■ AVAILABLE RECORDS:
◇ ◇ ◇ ◇

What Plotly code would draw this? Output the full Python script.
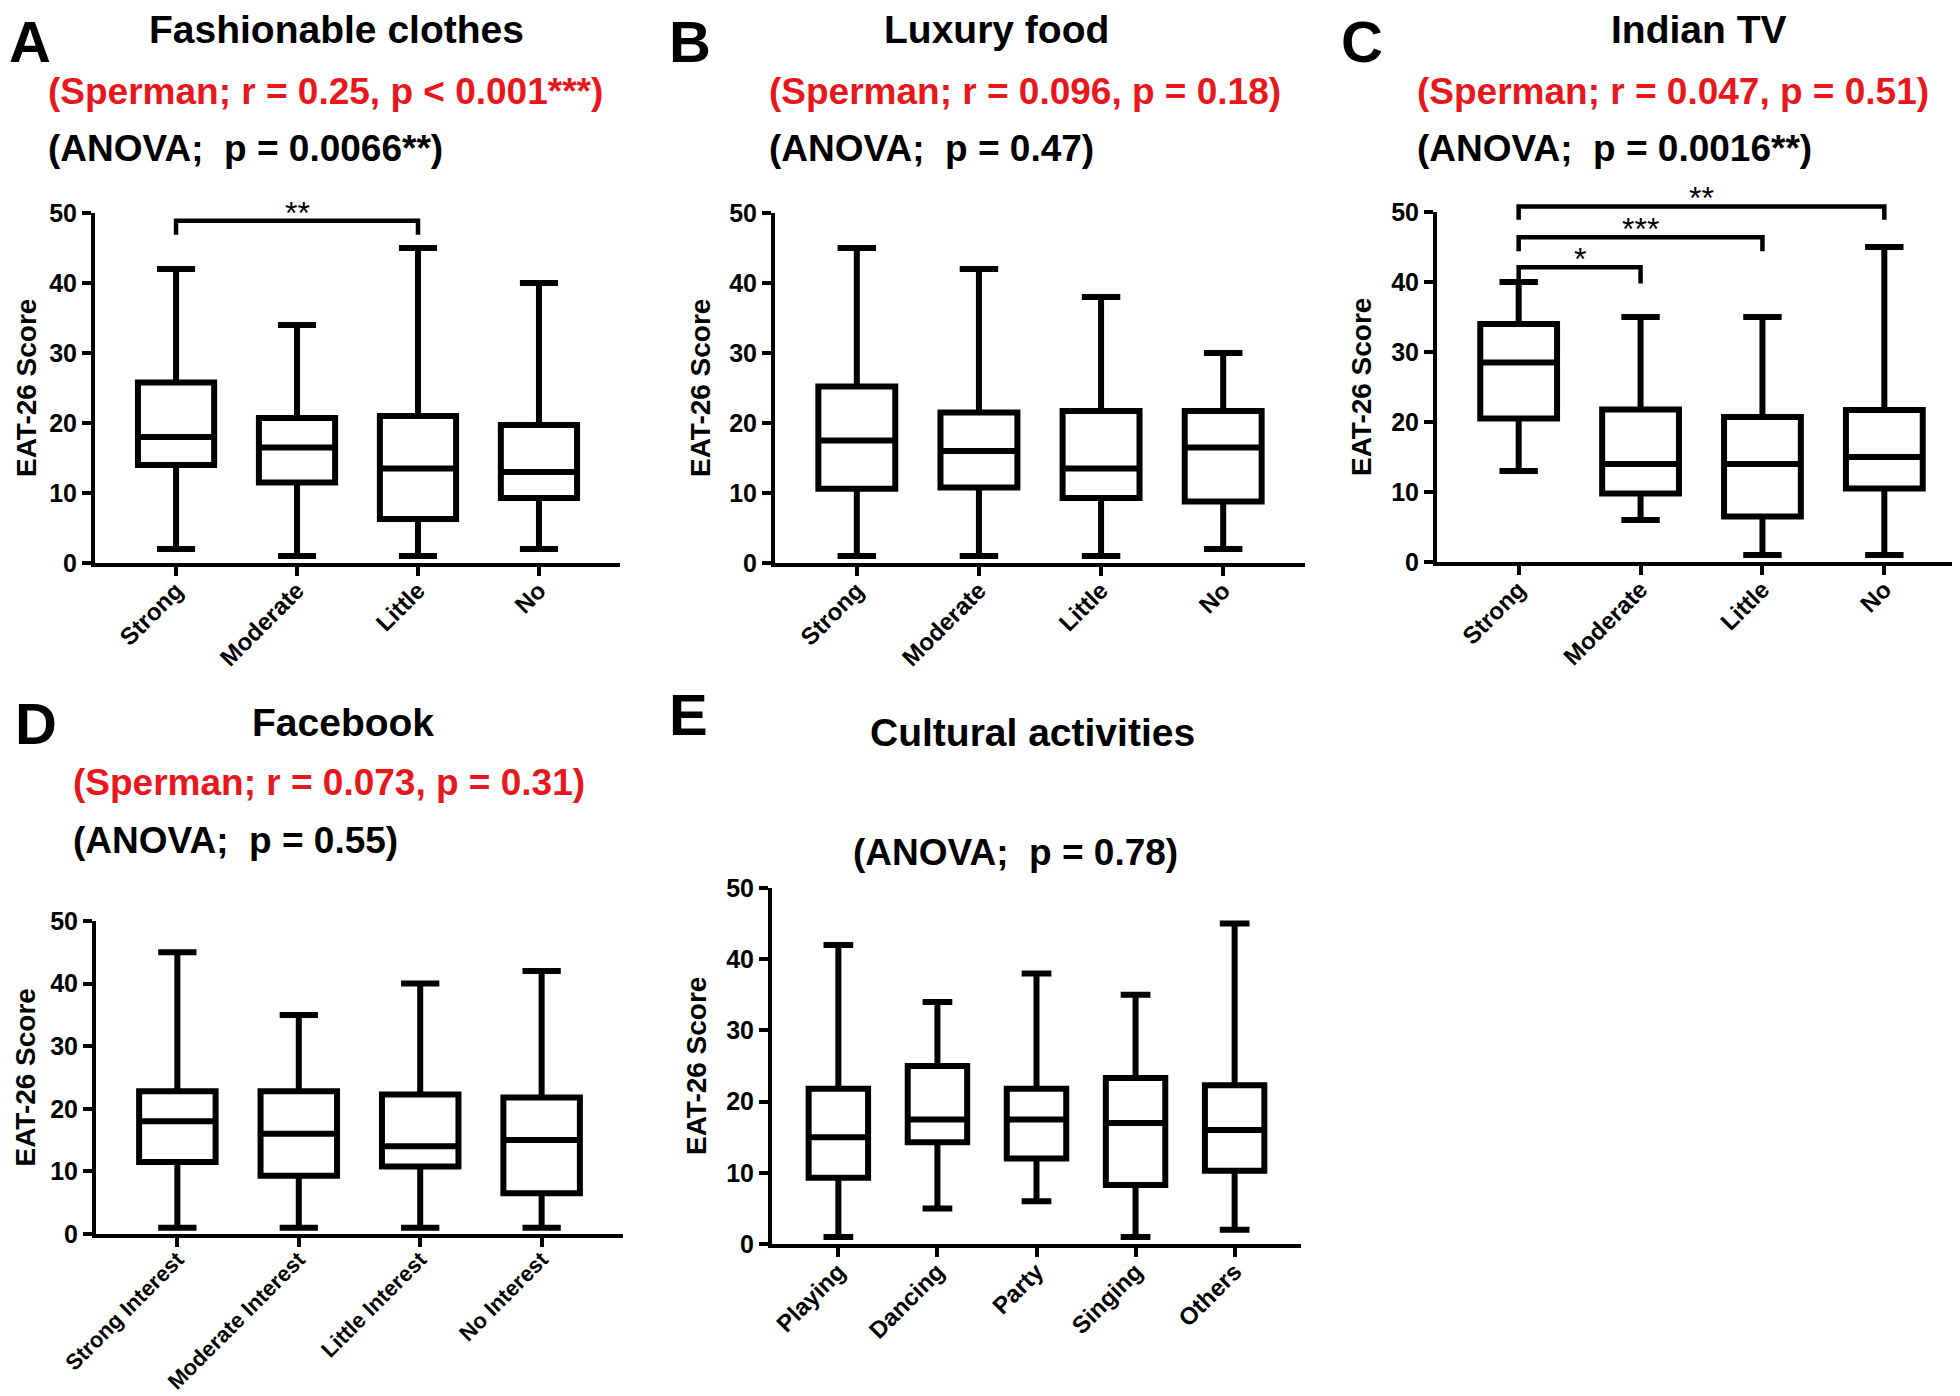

◇ ◇ ◇ ◇

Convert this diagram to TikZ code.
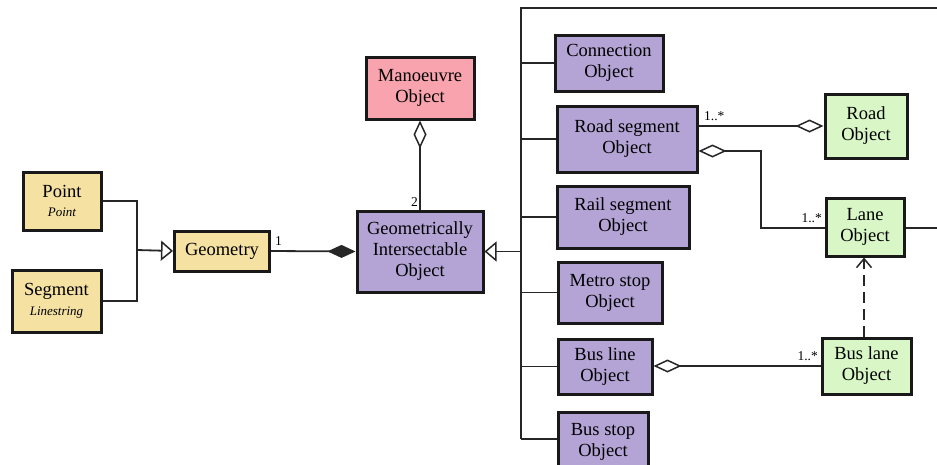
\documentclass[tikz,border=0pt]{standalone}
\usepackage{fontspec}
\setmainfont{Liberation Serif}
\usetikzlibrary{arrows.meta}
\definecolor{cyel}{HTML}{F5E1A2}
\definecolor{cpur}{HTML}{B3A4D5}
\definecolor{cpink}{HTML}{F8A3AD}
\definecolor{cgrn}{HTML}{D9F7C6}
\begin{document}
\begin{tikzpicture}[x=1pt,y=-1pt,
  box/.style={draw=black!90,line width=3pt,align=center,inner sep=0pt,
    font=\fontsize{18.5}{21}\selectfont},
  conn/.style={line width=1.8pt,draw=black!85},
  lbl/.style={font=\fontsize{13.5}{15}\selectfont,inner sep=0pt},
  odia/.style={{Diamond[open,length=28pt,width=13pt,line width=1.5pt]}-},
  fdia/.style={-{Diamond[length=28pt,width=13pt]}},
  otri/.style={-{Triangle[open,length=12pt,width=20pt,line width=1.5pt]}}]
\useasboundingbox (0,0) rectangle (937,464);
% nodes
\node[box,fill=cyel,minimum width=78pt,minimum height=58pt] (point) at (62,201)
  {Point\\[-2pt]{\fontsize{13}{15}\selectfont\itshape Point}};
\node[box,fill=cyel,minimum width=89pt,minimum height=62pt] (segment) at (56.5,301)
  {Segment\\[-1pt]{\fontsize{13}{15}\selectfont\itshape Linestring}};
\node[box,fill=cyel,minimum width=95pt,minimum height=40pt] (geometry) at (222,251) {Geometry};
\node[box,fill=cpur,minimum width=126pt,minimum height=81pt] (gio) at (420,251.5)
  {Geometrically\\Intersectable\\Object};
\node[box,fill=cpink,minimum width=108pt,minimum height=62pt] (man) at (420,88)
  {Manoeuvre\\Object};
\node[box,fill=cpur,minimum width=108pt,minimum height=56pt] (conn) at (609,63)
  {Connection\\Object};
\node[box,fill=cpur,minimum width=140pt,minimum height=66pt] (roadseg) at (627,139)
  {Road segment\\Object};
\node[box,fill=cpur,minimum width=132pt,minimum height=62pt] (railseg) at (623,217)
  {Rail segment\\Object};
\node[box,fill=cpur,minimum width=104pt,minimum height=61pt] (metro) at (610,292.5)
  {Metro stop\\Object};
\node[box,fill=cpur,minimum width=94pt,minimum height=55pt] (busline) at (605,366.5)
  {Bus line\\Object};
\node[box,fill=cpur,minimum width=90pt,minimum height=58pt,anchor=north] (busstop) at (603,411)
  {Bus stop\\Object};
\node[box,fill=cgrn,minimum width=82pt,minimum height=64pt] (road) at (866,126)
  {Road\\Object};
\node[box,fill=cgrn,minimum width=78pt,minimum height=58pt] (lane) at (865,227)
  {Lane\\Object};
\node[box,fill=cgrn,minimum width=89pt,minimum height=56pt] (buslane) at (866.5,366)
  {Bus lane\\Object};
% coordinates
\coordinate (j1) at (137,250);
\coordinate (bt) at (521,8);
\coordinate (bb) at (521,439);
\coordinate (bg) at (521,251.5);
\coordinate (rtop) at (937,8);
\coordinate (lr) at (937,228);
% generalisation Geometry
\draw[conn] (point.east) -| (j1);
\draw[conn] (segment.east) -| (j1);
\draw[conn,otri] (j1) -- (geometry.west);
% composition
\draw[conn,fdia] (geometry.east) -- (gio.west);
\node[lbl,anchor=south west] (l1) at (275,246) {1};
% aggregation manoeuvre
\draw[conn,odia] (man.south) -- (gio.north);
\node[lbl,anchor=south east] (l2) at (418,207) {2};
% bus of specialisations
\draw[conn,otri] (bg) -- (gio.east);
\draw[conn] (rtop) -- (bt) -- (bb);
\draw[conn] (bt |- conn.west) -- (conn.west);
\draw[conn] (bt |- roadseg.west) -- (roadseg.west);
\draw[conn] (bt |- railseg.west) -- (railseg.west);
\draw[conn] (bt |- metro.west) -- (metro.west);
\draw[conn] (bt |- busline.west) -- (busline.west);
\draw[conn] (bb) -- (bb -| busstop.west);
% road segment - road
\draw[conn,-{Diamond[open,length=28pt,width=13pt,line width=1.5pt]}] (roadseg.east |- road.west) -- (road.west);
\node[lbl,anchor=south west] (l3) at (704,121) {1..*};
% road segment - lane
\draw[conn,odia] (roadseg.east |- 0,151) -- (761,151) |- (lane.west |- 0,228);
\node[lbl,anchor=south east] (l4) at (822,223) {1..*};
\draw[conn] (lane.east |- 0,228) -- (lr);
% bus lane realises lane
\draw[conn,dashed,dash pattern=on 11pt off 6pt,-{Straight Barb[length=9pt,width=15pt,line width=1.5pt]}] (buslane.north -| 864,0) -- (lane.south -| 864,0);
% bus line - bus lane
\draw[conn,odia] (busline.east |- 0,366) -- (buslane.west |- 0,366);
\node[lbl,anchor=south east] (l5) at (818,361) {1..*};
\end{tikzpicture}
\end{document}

◇ ◇ ◇ ◇

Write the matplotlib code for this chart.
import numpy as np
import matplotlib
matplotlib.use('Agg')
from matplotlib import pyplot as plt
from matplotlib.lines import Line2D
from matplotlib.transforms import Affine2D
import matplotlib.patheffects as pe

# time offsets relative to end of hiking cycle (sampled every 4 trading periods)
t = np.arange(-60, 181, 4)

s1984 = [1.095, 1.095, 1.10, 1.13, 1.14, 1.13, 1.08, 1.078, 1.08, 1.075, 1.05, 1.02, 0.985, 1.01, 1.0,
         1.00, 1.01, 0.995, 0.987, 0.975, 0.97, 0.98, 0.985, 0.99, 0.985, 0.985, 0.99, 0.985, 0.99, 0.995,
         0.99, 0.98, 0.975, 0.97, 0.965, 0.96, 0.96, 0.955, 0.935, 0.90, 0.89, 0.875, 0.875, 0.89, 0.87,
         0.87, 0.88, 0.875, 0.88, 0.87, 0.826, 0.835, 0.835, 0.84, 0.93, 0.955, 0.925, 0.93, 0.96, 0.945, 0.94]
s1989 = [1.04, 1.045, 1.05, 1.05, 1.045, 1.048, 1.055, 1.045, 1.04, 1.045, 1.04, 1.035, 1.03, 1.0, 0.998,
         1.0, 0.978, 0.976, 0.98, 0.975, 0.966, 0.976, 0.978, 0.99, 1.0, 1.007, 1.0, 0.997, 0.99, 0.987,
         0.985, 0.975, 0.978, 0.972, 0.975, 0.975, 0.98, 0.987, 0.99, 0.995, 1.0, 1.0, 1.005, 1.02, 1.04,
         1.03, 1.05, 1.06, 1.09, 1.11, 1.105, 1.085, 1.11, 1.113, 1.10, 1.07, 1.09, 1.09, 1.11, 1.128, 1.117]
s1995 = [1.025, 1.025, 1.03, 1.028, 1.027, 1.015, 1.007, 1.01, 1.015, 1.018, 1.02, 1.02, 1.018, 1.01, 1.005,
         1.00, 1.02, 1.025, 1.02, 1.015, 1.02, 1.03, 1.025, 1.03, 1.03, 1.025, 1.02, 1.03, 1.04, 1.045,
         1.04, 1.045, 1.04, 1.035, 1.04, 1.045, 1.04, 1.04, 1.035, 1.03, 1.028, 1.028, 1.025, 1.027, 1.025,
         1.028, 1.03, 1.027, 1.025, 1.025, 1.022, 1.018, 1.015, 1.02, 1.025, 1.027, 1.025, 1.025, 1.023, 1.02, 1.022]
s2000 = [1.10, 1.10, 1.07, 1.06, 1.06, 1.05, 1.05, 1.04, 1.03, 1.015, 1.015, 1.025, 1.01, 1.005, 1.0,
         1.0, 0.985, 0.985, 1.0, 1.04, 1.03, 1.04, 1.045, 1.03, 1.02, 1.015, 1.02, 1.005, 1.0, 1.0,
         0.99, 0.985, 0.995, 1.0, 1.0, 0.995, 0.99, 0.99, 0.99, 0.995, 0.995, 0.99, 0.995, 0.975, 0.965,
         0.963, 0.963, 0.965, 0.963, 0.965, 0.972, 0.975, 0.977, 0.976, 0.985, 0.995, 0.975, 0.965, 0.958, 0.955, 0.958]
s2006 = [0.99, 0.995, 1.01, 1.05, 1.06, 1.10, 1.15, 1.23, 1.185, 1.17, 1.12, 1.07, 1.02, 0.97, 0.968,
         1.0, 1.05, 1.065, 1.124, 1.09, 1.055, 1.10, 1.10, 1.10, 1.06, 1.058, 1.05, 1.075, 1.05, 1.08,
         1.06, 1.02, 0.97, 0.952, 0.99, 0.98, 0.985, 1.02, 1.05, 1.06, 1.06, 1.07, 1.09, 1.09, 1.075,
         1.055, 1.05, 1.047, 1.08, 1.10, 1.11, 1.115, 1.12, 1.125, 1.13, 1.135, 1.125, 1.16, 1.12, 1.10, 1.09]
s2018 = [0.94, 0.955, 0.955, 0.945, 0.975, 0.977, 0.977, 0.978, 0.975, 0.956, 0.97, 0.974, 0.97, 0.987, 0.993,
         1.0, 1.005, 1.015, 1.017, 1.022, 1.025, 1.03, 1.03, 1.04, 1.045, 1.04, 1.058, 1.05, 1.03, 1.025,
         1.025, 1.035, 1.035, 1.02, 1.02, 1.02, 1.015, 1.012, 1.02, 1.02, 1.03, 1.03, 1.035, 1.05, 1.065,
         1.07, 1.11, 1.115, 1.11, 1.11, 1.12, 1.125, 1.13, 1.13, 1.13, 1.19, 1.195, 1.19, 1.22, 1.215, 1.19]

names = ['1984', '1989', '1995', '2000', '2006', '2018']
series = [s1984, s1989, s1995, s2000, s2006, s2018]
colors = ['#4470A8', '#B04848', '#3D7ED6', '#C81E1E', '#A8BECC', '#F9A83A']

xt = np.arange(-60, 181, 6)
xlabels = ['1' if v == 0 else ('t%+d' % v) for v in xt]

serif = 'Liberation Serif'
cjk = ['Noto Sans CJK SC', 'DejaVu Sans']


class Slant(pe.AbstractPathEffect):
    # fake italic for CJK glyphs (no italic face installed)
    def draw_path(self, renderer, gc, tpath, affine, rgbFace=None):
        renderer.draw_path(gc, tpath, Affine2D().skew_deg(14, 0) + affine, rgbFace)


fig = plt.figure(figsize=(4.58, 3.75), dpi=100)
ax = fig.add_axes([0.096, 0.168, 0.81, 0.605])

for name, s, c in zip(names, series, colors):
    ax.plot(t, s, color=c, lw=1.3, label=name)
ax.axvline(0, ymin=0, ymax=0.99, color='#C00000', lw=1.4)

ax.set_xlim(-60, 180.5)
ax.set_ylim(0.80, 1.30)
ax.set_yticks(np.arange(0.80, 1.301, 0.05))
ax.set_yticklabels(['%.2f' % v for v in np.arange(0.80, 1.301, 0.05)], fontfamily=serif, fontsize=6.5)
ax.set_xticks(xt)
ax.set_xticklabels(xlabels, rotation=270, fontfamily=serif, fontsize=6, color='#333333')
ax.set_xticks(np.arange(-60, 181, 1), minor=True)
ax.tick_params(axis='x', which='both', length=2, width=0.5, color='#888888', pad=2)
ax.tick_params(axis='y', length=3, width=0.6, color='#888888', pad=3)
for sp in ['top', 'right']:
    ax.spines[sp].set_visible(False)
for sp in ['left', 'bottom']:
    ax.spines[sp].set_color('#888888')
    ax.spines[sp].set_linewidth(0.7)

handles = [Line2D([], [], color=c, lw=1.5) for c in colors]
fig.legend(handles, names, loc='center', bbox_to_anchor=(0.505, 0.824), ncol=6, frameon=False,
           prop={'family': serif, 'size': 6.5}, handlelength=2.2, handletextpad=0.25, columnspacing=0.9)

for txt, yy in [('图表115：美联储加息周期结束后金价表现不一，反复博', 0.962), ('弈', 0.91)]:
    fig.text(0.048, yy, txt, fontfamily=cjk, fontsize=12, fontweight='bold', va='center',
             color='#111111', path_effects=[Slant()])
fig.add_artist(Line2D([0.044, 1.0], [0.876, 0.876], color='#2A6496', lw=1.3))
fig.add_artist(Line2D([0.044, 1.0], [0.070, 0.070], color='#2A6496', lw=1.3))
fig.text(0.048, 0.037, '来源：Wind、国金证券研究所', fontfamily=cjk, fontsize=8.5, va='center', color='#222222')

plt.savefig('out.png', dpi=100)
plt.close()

◇ ◇ ◇ ◇

■ WHAT THE TASK ASKS: Return only the number of lines in the preceding records that contain the string "this".

■ CORRECT RESPONSE: 3